Canadians are searching for dividend stocks to help them meet their retirement goals.
A conservative approach
TD generated fiscal Q2 2016 net income of $2.3 billion–up a solid 5% from the same period last year. That’s pretty good considering the economic headwinds facing the banks right now.
The company is often cited as the safest pick among its peers because TD generates most of its revenue from retail banking operations.
This includes the bread-and-butter activities of providing loans and investment products to personal and commercial clients, much of which is initiated out of the branches.
If you are a TD customer, it’s easy to see why the bank is so profitable.
The company’s client-facing employees are always on the lookout for opportunities to suggest additional credit cards, lines of credit, or investment assistance, and they do it with a personal greeting and a welcoming smile.
For customers, the barrage of offers might be a bit much sometimes, but investors love it.
The Canadian operation is best known to investors and provides more than 60% of the company’s earnings, but TD’s U.S. retail group is also important.
The bank actually has more branches south of the border than it does here in Canada, and that provides investors with a nice hedge against difficult times in the home country as well as a safe way to benefit from the strong American dollar.
The U.S. retail division generates about 25% of TD’s net income.
Some investors are concerned the oil rout and an overheated housing market will eventually hammer the Canadian banks.

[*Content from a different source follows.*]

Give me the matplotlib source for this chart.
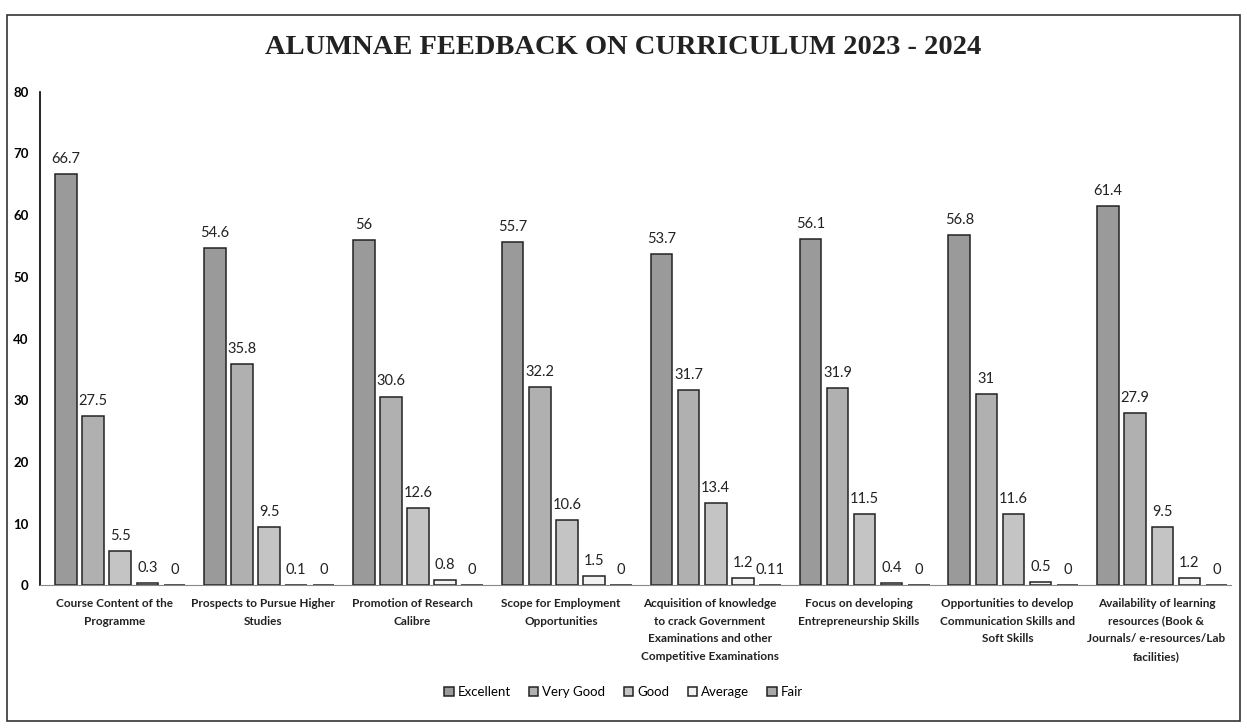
import numpy as np
import matplotlib.pyplot as plt
from matplotlib.patches import Rectangle

plt.rcParams['font.family'] = ['Lato', 'DejaVu Sans']

# Data
categories = ['Course Content of the\nProgramme',
              'Prospects to Pursue Higher\nStudies',
              'Promotion of Research\nCalibre',
              'Scope for Employment\nOpportunities',
              'Acquisition of knowledge\nto crack Government\nExaminations and other\nCompetitive Examinations',
              'Focus on developing\nEntrepreneurship Skills',
              'Opportunities to develop\nCommunication Skills and\nSoft Skills',
              'Availability of learning\nresources (Book &\nJournals/ e-resources/Lab\nfacilities)']
excellent = [66.7, 54.6, 56, 55.7, 53.7, 56.1, 56.8, 61.4]
very_good = [27.5, 35.8, 30.6, 32.2, 31.7, 31.9, 31, 27.9]
good = [5.5, 9.5, 12.6, 10.6, 13.4, 11.5, 11.6, 9.5]
average = [0.3, 0.1, 0.8, 1.5, 1.2, 0.4, 0.5, 1.2]
fair = [0, 0, 0, 0, 0.11, 0, 0, 0]

series = [('Excellent', excellent, '#9a9a9a'),
          ('Very Good', very_good, '#b0b0b0'),
          ('Good', good, '#c4c4c4'),
          ('Average', average, '#f2f2f2'),
          ('Fair', fair, '#a8a8a8')]

fig = plt.figure(figsize=(12.47, 7.28), dpi=100)
fig.patches.append(Rectangle((0.006, 0.01), 0.988, 0.97, transform=fig.transFigure,
                             fill=False, edgecolor='#333333', linewidth=1.2))
ax = fig.add_axes([0.032, 0.196, 0.955, 0.678])

x = np.arange(len(categories))
pitch = 0.182
width = 0.145
for i, (name, vals, col) in enumerate(series):
    pos = x + (i - 2) * pitch + 0.04
    bars = ax.bar(pos, vals, width, color=col, edgecolor='#222222', linewidth=1.1, label=name)
    for b, v in zip(bars, vals):
        ax.text(b.get_x() + b.get_width() / 2, v + 1.3, f'{v:g}', ha='center', va='bottom',
                fontsize=10.5, color='#222222')

ax.set_xlim(-0.5, len(categories) - 0.5)
ax.set_ylim(0, 80)
ax.set_yticks(range(0, 81, 10))
ax.tick_params(axis='y', length=0, labelsize=9.5, pad=8)
for t in ax.get_yticklabels():
    t.set_fontweight('bold')
ax.set_xticks(x)
ax.set_xticklabels(categories, fontsize=8.5, linespacing=1.75, fontweight='bold', color='#222222')
ax.tick_params(axis='x', length=0, pad=9)
for s in ['top', 'right']:
    ax.spines[s].set_visible(False)
ax.spines['left'].set_linewidth(1.2)
ax.spines['bottom'].set_color('#888888')

fig.text(0.5, 0.935, 'ALUMNAE FEEDBACK ON CURRICULUM 2023 - 2024', ha='center', va='center',
         fontsize=20.5, fontweight='bold', family='Liberation Serif', color='#222222')

fig.legend(loc='lower center', bbox_to_anchor=(0.5, 0.025), ncol=5, frameon=False,
           fontsize=9.5, handlelength=0.7, handleheight=0.7, handletextpad=0.3, columnspacing=1.4)

plt.savefig('out.png')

TD’s direct exposure to oil and gas companies is less than 1% of the total loan book, so there isn’t much to worry about on that front.

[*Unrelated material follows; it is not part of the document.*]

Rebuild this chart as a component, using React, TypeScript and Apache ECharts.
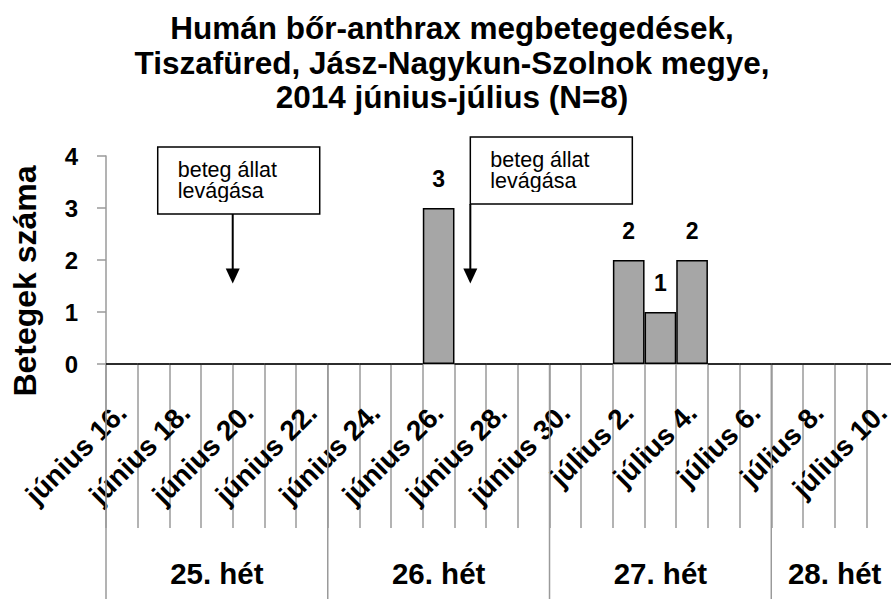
import React, { useEffect, useRef } from "react";
import * as echarts from "echarts";

const titleLines = [
  "Humán bőr-anthrax megbetegedések,",
  "Tiszafüred, Jász-Nagykun-Szolnok megye,",
  "2014 június-július (N=8)",
];
const days = [
  "június 16.", "június 17.", "június 18.", "június 19.", "június 20.",
  "június 21.", "június 22.", "június 23.", "június 24.", "június 25.",
  "június 26.", "június 27.", "június 28.", "június 29.", "június 30.",
  "július 1.", "július 2.", "július 3.", "július 4.", "július 5.",
  "július 6.", "július 7.", "július 8.", "július 9.", "július 10.",
];
const cases = [0, 0, 0, 0, 0, 0, 0, 0, 0, 0, 3, 0, 0, 0, 0, 0, 2, 1, 2, 0, 0, 0, 0, 0, 0];
const yTicks = [0, 1, 2, 3, 4];
const yAxisName = "Betegek száma";
const weekLabels = ["25. hét", "26. hét", "27. hét", "28. hét"];
const weekStart = [0, 7, 14, 21];
const weekEnd = [6, 13, 20, 24];
const annotationText = ["beteg állat\nlevágása", "beteg állat\nlevágása"];
const annotationDay = [3, 11];
const annotationShift = [0.5, 0];
const annotationTip = [1.55, 1.55];
const annotationTop = [2.885, 3.077];

const FONT = "'Liberation Sans', Arial, sans-serif";
const GREY = "#9a9a9a";

export default function App() {
  const ref = useRef<HTMLDivElement>(null);
  useEffect(() => {
    if (!ref.current) return;
    const chart = echarts.init(ref.current, null, { renderer: "svg" });
    const weekData = weekLabels.map((w, i) => [weekStart[i], weekEnd[i], 0, w]);
    const annData = annotationText.map((t, i) => [
      annotationDay[i], annotationTip[i], annotationTop[i], annotationShift[i], t,
    ]);
    const boxDx = [-75, 0];
    chart.setOption({
      animation: false,
      title: {
        text: titleLines.join("\n"),
        left: 452,
        top: 11,
        padding: 0,
        textAlign: "center",
        textStyle: {
          fontFamily: FONT,
          fontWeight: "bold",
          fontSize: 31.5,
          lineHeight: 34.5,
          color: "#000",
        },
      },
      grid: { left: 106, right: -7, top: 156, bottom: 235, outerBoundsMode: "none" },
      xAxis: {
        type: "category",
        data: days,
        boundaryGap: true,
        axisLine: { show: true, lineStyle: { color: GREY, width: 1.5 } },
        axisTick: { show: true, interval: 0, length: 164, lineStyle: { color: GREY, width: 1.5 } },
        axisLabel: {
          interval: 1,
          rotate: 45,
          margin: 44,
          color: "#000",
          fontFamily: FONT,
          fontWeight: "bold",
          fontSize: 28,
        },
        splitLine: { show: false },
      },
      yAxis: {
        type: "value",
        min: yTicks[0],
        max: yTicks[yTicks.length - 1],
        interval: 1,
        axisLine: { show: true, lineStyle: { color: GREY, width: 1.5 } },
        axisTick: { show: true, inside: false, length: 9, lineStyle: { color: GREY, width: 1.5 } },
        axisLabel: {
          margin: 28,
          color: "#000",
          fontFamily: FONT,
          fontWeight: "bold",
          fontSize: 24,
        },
        splitLine: { show: false },
      },
      graphic: [
        {
          type: "text",
          x: 25,
          y: 281,
          rotation: Math.PI / 2,
          style: {
            text: yAxisName,
            align: "center",
            verticalAlign: "middle",
            fontFamily: FONT,
            fontWeight: "bold",
            fontSize: 32,
            fill: "#000",
          },
        },
      ],
      series: [
        {
          type: "bar",
          data: cases,
          barCategoryGap: "0%",
          itemStyle: { color: "#a6a6a6", borderColor: "#000", borderWidth: 1.5 },
          label: {
            show: true,
            position: "top",
            distance: 18,
            color: "#000",
            fontFamily: FONT,
            fontWeight: "bold",
            fontSize: 23,
            formatter: (p: any) => (p.value > 0 ? String(p.value) : ""),
          },
          silent: true,
        },
        {
          type: "custom",
          silent: true,
          clip: false,
          data: weekData,
          encode: { x: [0, 1], y: 2 },
          renderItem: (params: any, api: any) => {
            const band = api.size([1, 0])[0];
            const s = api.coord([api.value(0), 0]);
            const e = api.coord([api.value(1), 0]);
            const left = s[0] - band / 2;
            const right = e[0] + band / 2;
            const axisY = s[1];
            const bottom = api.getHeight();
            return {
              type: "group",
              children: [
                {
                  type: "line",
                  shape: { x1: left, y1: axisY, x2: left, y2: bottom },
                  style: { stroke: GREY, lineWidth: 1.5 },
                },
                {
                  type: "text",
                  x: (left + right) / 2,
                  y: axisY + 209,
                  style: {
                    text: weekLabels[params.dataIndex],
                    align: "center",
                    verticalAlign: "middle",
                    fontFamily: FONT,
                    fontWeight: "bold",
                    fontSize: 29.5,
                    fill: "#000",
                  },
                },
              ],
            };
          },
        },
        {
          type: "custom",
          silent: true,
          clip: false,
          data: annData,
          encode: { x: 0, y: 1 },
          renderItem: (params: any, api: any) => {
            const i = params.dataIndex;
            const band = api.size([1, 0])[0];
            const tip = api.coord([api.value(0), api.value(1)]);
            const top = api.coord([api.value(0), api.value(2)]);
            const ax = tip[0] + api.value(3) * band;
            const boxW = 162;
            const boxH = 67;
            const bx = ax + boxDx[i];
            const by = top[1] - boxH;
            const headH = 15;
            const headW = 14;
            return {
              type: "group",
              children: [
                {
                  type: "rect",
                  shape: { x: bx, y: by, width: boxW, height: boxH },
                  style: { fill: "#fff", stroke: "#000", lineWidth: 1.5 },
                },
                {
                  type: "text",
                  x: bx + 20,
                  y: by + 13,
                  style: {
                    text: annotationText[i],
                    align: "left",
                    verticalAlign: "top",
                    lineHeight: 21,
                    fontFamily: FONT,
                    fontSize: 21.5,
                    fill: "#000",
                  },
                },
                {
                  type: "rect",
                  shape: { x: bx + 1.5, y: by + 55, width: boxW - 3, height: boxH - 56.5 },
                  style: { fill: "#fff" },
                },
                {
                  type: "line",
                  shape: { x1: ax, y1: top[1], x2: ax, y2: tip[1] - headH + 1 },
                  style: { stroke: "#000", lineWidth: 2 },
                },
                {
                  type: "polygon",
                  shape: {
                    points: [
                      [ax - headW / 2, tip[1] - headH],
                      [ax + headW / 2, tip[1] - headH],
                      [ax, tip[1]],
                    ],
                  },
                  style: { fill: "#000" },
                },
              ],
            };
          },
        },
      ],
    });
    return () => chart.dispose();
  }, []);
  return (
    <div
      ref={ref}
      style={{ position: "fixed", left: 0, top: 0, width: 891, height: 599, background: "#fff" }}
    />
  );
}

As for housing, the bank finished Q2 with just under $250 billion in mortgages. That’s a tidy sum, but 53% of the portfolio is insured, and the loan-to-value ratio on the uninsured mortgages is 58%. This means the government is on the hook for more than half the portfolio and the market would have to fall significantly before TD starts to take a material hit on the uninsured mortgages.
TD has a strong track record of dividend growth and raised the quarterly payout by 8% earlier this year to $0.55 per share. That’s good for a yield of 3.9% at the current price.

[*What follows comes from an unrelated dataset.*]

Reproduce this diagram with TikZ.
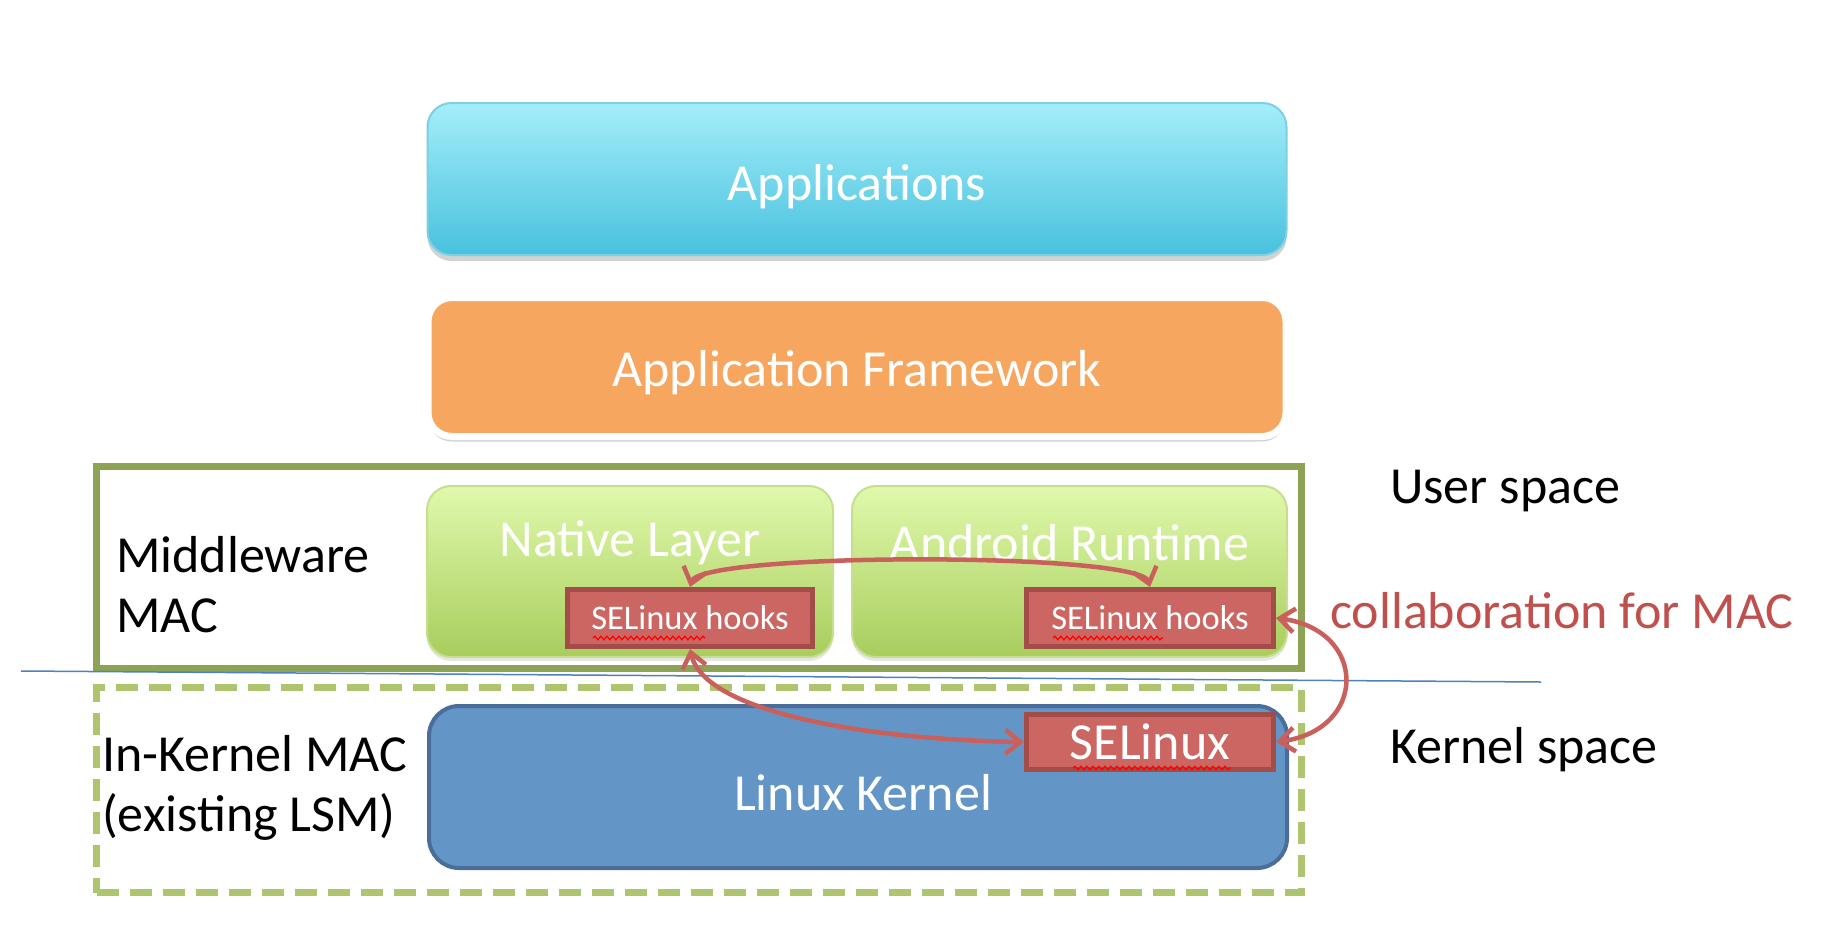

TD is trading at 13 times trailing earnings, which is in line with the five-year average.
Should you buy?
The stock isn’t as cheap as it was back in February, but TD still looks reasonable for a buy-and-hold RRSP investment.
Some pundits prefer to wait for a pullback, but that often results in missed distributions, so it makes sense to simply buy TD when you have the funds available.
If you want a reliable dividend stock you can sit on for decades, I think TD remains an attractive pick.